Closed MaximMoinat closed 2 years ago

MaximMoinat commented 2 years ago

In 2022-03 run this ValueError in baseline_to_condition_occurrence stops the ETL. Expected behaviour is that only the transformation fails, but rest of the ETL continues.

2022-03-27 08:34:57,415 - INFO - Executing batched transformation: baseline_to_condition_occurrence 
2022-03-27 08:34:57,416 - INFO - Reading baseline.csv as DataFrame
Traceback (most recent call last):
  File "main.py", line 43, in <module>
    sys.exit(main(auto_envvar_prefix='ETL'))
  File "/usr/local/lib/python3.7/site-packages/click/core.py", line 829, in __call__
    return self.main(*args, **kwargs)
  File "/usr/local/lib/python3.7/site-packages/click/core.py", line 782, in main
    rv = self.invoke(ctx)
  File "/usr/local/lib/python3.7/site-packages/click/core.py", line 1066, in invoke
    return ctx.invoke(self.callback, **ctx.params)
  File "/usr/local/lib/python3.7/site-packages/click/core.py", line 610, in invoke
    return callback(*args, **kwargs)
  File "main.py", line 39, in main
    etl.run()
  File "/data/user/vaclav/ukb_etl/ETL-UK-Biobank/src/main/python/wrapper.py", line 66, in run
    self.transform()
  File "/data/user/vaclav/ukb_etl/ETL-UK-Biobank/src/main/python/wrapper.py", line 91, in transform
    self.execute_batch_transformation(baseline_to_condition_occurrence, bulk=True, batch_size=100000)
  File "/usr/local/lib/python3.7/site-packages/delphyne/model/orm_wrapper.py", line 126, in execute_batch_transformation
    for record in records_generator:
  File "/data/user/vaclav/ukb_etl/ETL-UK-Biobank/src/main/python/transformation/baseline_to_condition_occurrence.py", line 14, in baseline_to_condition_occurrence
    df = source.get_csv_as_df(apply_dtypes=False, usecols=['eid', '40000-0.0', '40002-0.0'])
  File "/usr/local/lib/python3.7/site-packages/delphyne/model/source_data/source_file.py", line 119, in get_csv_as_df
    force_reload=force_reload, cache=cache, **kwargs)
  File "/usr/local/lib/python3.7/site-packages/delphyne/model/source_data/source_file.py", line 187, in _get_df
    df = read_func(apply_dtypes, **kwargs)
  File "/usr/local/lib/python3.7/site-packages/delphyne/model/source_data/source_file.py", line 201, in _read_csv_as_df
    df = pd.read_csv(self._path, dtype='object', **full_kwargs)
  File "/usr/local/lib/python3.7/site-packages/pandas/io/parsers.py", line 676, in parser_f
    return _read(filepath_or_buffer, kwds)
  File "/usr/local/lib/python3.7/site-packages/pandas/io/parsers.py", line 448, in _read
    parser = TextFileReader(fp_or_buf, **kwds)
  File "/usr/local/lib/python3.7/site-packages/pandas/io/parsers.py", line 880, in __init__
    self._make_engine(self.engine)
  File "/usr/local/lib/python3.7/site-packages/pandas/io/parsers.py", line 1114, in _make_engine
    self._engine = CParserWrapper(self.f, **self.options)
  File "/usr/local/lib/python3.7/site-packages/pandas/io/parsers.py", line 1937, in __init__
    _validate_usecols_names(usecols, self.orig_names)
  File "/usr/local/lib/python3.7/site-packages/pandas/io/parsers.py", line 1233, in _validate_usecols_names
    "Usecols do not match columns, "
ValueError: Usecols do not match columns, columns expected but not found: ['40002-0.0']
Anne0507 commented 2 years ago

This error occurs when running the baseline_to_condition_occurrence transformation in df = source.get_csv_as_df(apply_dtypes=False, usecols=['eid', '40000-0.0', '40002-0.0']).
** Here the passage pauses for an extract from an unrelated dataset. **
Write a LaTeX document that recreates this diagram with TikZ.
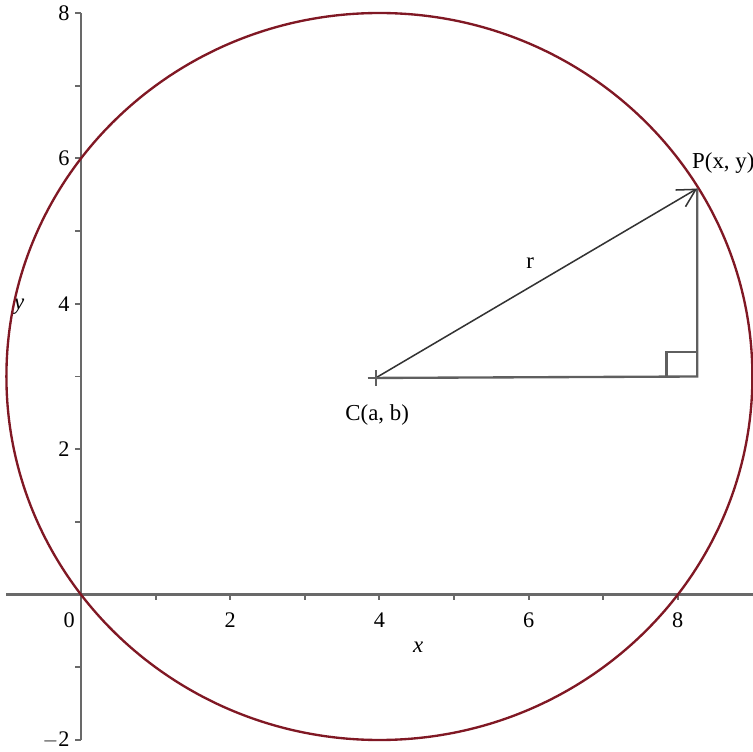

The field 40002-0.0 is missing, this is solved in another update #358

MaximMoinat commented 2 years ago

@Anne0507 But why does the ETL stop? It should log the error and continue with the next transformation,

Anne0507 commented 2 years ago

@MaximMoinat @SofiaMp I asked @Spayralbe how this works. Delphyne has a try/except clause for commiting a session (like inserting data), but not for the data processing steps beforehand (like the use of columns in the transformation that are not there). For this case it is solved, if we don't want the pipeline to stop we can add a try/except around the transformation itself like this example for the loading of custom vocabularies.        

try:
     self.vocab_manager.load_custom_vocab_and_stcm_tables()
except Exception as e:
     logger.warning(f'Custom vocabulary and STCM loading failed: {e.message}')
MaximMoinat commented 2 years ago

I see, thanks for looking into this. We can close this issue.